TERRE HAUTE, IN -- James Ford Seale, a reputed former member of the Ku Klux Klan convicted in the 1964 abduction and killings of two black teenagers in Mississippi, has died in federal prison. He was 75.
Seale died on Tuesday in the Federal Correctional Institution at Terre Haute, Indiana, where he had been serving three life sentences after being convicted in 2007 of two counts of kidnapping and one of conspiracy to commit kidnapping, said Bureau of Prisons spokesman Chris Burke. No cause of death was given.
In 2007 a jury convicted Seale, a former sheriff's deputy, of kidnapping and conspiracy to commit kidnapping in the disappearances of Charles Eddie Moore and Henry Hezekiah Dee, both 19. The bodies of both youths were found in a backwater area of the Mississippi River.
Prosecutors alleged he and fellow Klansmen conspired to abduct, beat and murder Dee and Moore in May 1964.
An indictment accused Seale and his cohorts of picking up the two men hitchhiking and driving them into the Homochitto National Forest in southwest Mississippi's Franklin County, where the teenagers were beaten and interrogated at gunpoint.
Dee and Moore were then bound with duct tape, and weighted down by an engine block and a railroad rail, authorities said. The FBI alleged the two were still alive when they were thrown into the Old Mississippi River, where they drowned.
Their bodies were found two months later during a search for three other missing civil rights workers.

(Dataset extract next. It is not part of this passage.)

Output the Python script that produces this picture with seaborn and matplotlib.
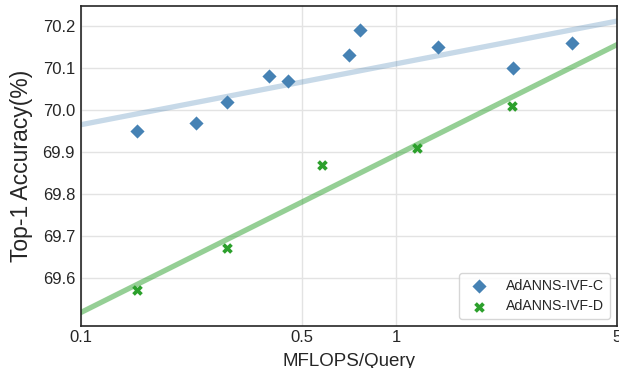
import matplotlib
matplotlib.use("Agg")
import matplotlib.pyplot as plt
import seaborn as sns
import pandas as pd

# MFLOPS per query and top-1 accuracy for the two AdANNS-IVF variants
ivf_c_mflops = [0.150, 0.231, 0.291, 0.393, 0.452, 0.709, 0.769, 1.355, 2.34, 3.61]
ivf_c_acc = [69.95, 69.97, 70.02, 70.08, 70.07, 70.13, 70.19, 70.15, 70.10, 70.16]

ivf_d_mflops = [0.151, 0.291, 0.582, 1.162, 2.33]
ivf_d_acc = [69.57, 69.67, 69.87, 69.91, 70.01]

x_ticks = [0.1, 0.5, 1, 5]
x_tick_labels = ["0.1", "0.5", "1", "5"]
y_ticks = [69.6, 69.7, 69.8, 69.9, 70.0, 70.1, 70.2]

df_c = pd.DataFrame({"mflops": ivf_c_mflops, "acc": ivf_c_acc})
df_d = pd.DataFrame({"mflops": ivf_d_mflops, "acc": ivf_d_acc})

sns.set_theme(style="whitegrid", rc={
    "axes.edgecolor": "0.15",
    "axes.linewidth": 1.2,
    "grid.color": "0.89",
    "grid.linewidth": 1.0,
})
plt.rcParams["font.family"] = ["Liberation Sans", "DejaVu Sans"]

fig = plt.figure(figsize=(6.19, 3.68), dpi=100)
ax = fig.add_axes([81 / 619, 42 / 368, 536 / 619, 320 / 368])
ax.set_xscale("log")
ax.set_xlim(0.1, 5)
ax.set_ylim(69.485, 70.248)

sns.regplot(data=df_c, x="mflops", y="acc", ax=ax, logx=True, ci=None,
            truncate=False, marker="D", color="#4682b4", label="AdANNS-IVF-C",
            scatter_kws={"s": 52, "alpha": 1, "linewidths": 0, "zorder": 3},
            line_kws={"color": "#4682b4", "alpha": 0.3, "lw": 3.8, "zorder": 2})

sns.regplot(data=df_d, x="mflops", y="acc", ax=ax, logx=True, ci=None,
            truncate=False, marker="X", color="#2ca02c", label="AdANNS-IVF-D",
            scatter_kws={"s": 58, "alpha": 1, "linewidths": 0, "zorder": 3},
            line_kws={"color": "#2ca02c", "alpha": 0.5, "lw": 3.8, "zorder": 2})

ax.set_xticks(x_ticks)
ax.set_xticklabels(x_tick_labels)
ax.xaxis.set_minor_locator(matplotlib.ticker.NullLocator())
ax.set_yticks(y_ticks)
ax.set_yticklabels([f"{v:.1f}" for v in y_ticks])
ax.tick_params(axis="both", labelsize=12, length=0)
ax.tick_params(axis="x", pad=3)
ax.tick_params(axis="y", pad=4.3)

ax.set_xlabel("MFLOPS/Query", fontsize=13.5, labelpad=6)
ax.set_ylabel("Top-1 Accuracy(%)", fontsize=16.5, labelpad=7)

ax.legend(loc="lower right", fontsize=10.2, frameon=True,
          borderpad=0.4, handletextpad=0.9, labelspacing=0.45)

fig.savefig("out.png", dpi=100)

Seale had been long suspected in the case. He and another man were arrested in 1964, but released on bond and never tried.
The FBI turned the case over to local authorities, and the investigation was dropped after a justice of the peace said witnesses had refused to testify
Seale was the first and only person convicted in the Moore and Dee case, the Justice Department has said.